Bij de studie over bomen, dendrologie, bepaalt men o.a. aan de hand van de jaar- of groeiringen wanneer een boom geleefd heeft, en aan de breedte van die ringen hoe die boom leefde. Brede jaarringen duiden op een goed jaar met voldoende regen en zonneschijn. Smalle jaarringen duiden op arme jaren.
Zo is ook achteraf bij Israël te zien welke de goede jaren waren en welke de magere. Mogelijk dat in de gouden tijd van koning Salomo de ‘jaarringen’ wat breder zijn geweest dan in andere tijden.
Hoe dan ook, de tijd van overvloed moet ook voor Israël nog komen! Israël wordt in de Bijbel vergeleken met bomen, zoals de vijgenboom en olijfboom, de wijnstok, de palmboom en de granaatappelboom (zie bijv. Joël 1:12). De Heere Jezus vervloekte eens een vijgenboom wegens het ontbreken van vruchten (Matt. 21:19), een teken van het onvruchtbare Israël. Later zei Hij: “Leer van de vijgenboom deze gelijkenis: wanneer zijn tak al zacht wordt en de bladeren uitspruiten, dan weet u dat de zomer nabij is” (Matt. 24:32). Met die ‘zomer’ wordt het (komende) Koninkrijk bedoeld (zie Luk. 21:31).Het wijst vooruit op de wederkomst van Christus. Dan zal het (gelovige) volk van Israël worden verlost, hersteld en op de plaats van bestemming terechtkomen.

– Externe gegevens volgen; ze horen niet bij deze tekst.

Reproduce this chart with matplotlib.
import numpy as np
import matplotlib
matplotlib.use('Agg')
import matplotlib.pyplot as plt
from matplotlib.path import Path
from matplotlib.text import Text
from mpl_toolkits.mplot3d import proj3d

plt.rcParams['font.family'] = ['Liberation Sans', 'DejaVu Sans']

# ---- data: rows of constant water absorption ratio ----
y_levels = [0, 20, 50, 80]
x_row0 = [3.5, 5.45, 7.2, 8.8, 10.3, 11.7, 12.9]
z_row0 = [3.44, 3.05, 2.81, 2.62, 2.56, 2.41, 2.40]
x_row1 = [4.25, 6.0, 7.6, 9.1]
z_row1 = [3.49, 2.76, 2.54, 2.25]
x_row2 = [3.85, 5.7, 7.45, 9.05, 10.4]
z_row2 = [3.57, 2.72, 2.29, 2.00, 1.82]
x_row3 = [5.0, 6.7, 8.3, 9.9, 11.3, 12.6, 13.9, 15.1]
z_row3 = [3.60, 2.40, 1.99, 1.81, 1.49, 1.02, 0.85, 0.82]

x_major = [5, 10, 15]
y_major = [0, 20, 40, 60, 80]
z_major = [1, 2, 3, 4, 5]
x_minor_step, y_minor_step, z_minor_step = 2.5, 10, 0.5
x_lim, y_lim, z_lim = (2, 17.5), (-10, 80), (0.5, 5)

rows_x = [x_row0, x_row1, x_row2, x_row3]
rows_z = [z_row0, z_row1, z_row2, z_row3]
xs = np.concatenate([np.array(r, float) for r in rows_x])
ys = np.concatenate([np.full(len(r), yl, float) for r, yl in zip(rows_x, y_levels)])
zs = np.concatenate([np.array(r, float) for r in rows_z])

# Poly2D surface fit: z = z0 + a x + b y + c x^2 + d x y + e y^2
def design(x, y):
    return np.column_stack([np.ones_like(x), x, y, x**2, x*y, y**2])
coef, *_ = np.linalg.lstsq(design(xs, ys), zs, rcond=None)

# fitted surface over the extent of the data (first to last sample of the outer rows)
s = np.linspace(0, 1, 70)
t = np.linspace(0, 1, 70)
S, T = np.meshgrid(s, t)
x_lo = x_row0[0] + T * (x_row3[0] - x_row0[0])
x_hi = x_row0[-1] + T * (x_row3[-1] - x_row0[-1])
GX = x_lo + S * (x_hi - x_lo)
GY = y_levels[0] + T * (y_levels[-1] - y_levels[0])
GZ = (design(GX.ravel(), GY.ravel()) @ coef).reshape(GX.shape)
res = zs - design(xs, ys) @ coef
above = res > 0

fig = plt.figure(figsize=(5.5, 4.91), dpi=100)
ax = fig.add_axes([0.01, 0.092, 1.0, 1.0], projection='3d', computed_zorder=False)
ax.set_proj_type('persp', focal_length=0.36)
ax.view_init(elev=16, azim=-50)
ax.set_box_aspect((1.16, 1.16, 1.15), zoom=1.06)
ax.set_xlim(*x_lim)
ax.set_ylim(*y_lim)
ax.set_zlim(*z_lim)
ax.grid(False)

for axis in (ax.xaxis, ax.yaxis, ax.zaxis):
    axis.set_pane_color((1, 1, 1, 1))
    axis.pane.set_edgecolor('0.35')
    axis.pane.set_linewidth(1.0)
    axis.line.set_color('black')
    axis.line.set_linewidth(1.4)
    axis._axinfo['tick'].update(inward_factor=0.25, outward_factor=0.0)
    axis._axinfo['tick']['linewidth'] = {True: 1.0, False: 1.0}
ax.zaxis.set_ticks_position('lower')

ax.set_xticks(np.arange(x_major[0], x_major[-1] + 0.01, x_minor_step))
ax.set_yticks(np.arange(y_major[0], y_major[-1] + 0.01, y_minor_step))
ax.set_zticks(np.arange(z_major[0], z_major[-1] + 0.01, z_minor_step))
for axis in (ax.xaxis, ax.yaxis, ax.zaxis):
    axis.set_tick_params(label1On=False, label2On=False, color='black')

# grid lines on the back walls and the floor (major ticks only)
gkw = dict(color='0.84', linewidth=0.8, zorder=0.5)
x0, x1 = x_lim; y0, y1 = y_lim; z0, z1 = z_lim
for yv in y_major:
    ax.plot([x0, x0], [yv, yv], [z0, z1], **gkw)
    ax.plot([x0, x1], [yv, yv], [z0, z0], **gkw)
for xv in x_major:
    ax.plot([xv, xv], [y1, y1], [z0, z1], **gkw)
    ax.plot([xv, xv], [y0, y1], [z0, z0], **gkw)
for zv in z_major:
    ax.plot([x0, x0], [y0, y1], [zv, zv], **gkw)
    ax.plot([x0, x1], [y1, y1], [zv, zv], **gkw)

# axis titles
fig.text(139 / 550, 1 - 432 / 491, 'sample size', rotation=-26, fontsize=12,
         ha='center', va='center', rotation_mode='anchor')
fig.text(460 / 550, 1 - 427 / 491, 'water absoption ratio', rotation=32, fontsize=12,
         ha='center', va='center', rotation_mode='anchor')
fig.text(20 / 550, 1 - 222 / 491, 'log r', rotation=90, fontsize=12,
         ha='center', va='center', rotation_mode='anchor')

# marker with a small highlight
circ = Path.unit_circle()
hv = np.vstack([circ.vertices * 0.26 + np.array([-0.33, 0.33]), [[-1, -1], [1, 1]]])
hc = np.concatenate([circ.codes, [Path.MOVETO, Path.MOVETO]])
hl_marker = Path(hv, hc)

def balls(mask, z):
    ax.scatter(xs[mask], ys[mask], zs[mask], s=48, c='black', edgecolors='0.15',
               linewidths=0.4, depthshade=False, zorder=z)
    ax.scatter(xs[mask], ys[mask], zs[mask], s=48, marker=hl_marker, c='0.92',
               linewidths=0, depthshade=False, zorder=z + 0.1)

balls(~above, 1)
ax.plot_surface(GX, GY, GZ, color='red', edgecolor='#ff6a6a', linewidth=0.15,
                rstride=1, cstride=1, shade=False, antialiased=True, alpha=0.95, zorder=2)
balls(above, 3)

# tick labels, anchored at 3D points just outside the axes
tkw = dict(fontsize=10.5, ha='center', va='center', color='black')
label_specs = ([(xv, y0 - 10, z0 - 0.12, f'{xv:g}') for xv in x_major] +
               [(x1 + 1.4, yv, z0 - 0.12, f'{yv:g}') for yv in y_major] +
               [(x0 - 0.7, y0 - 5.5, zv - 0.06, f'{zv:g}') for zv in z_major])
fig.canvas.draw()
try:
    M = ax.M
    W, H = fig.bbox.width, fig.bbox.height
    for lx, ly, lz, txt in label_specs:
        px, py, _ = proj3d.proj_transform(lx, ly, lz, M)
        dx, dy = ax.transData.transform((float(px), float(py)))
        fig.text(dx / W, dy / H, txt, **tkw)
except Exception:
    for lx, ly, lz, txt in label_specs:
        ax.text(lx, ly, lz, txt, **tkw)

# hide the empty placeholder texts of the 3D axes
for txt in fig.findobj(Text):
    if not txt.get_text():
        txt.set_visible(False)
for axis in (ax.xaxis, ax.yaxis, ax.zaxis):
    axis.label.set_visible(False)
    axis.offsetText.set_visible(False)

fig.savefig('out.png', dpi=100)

Jesaja zegt daarover: “Want in blijdschap zult u uittrekken en met vrede voortgeleid worden. De bergen en de heuvels zullen voor uw ogen uitbreken in gejuich en alle bomen van het veld zullen in de handen klappen” (55:12). En: “In wat zij bouwen, zal geen ander wonen, van wat zij planten, zal geen ander eten. Want de dagen van Mijn volk zullen zijn als de dagen van een boom, en Mijn uitverkorenen zullen lang genieten van het werk van hun handen” ( 65:22). Dan zullen de “bomen van de HEERE worden verzadigd” (Ps. 104:16).
Ja, uiteindelijk zal heel de aarde eten van de vruchten van de Boom des Levens!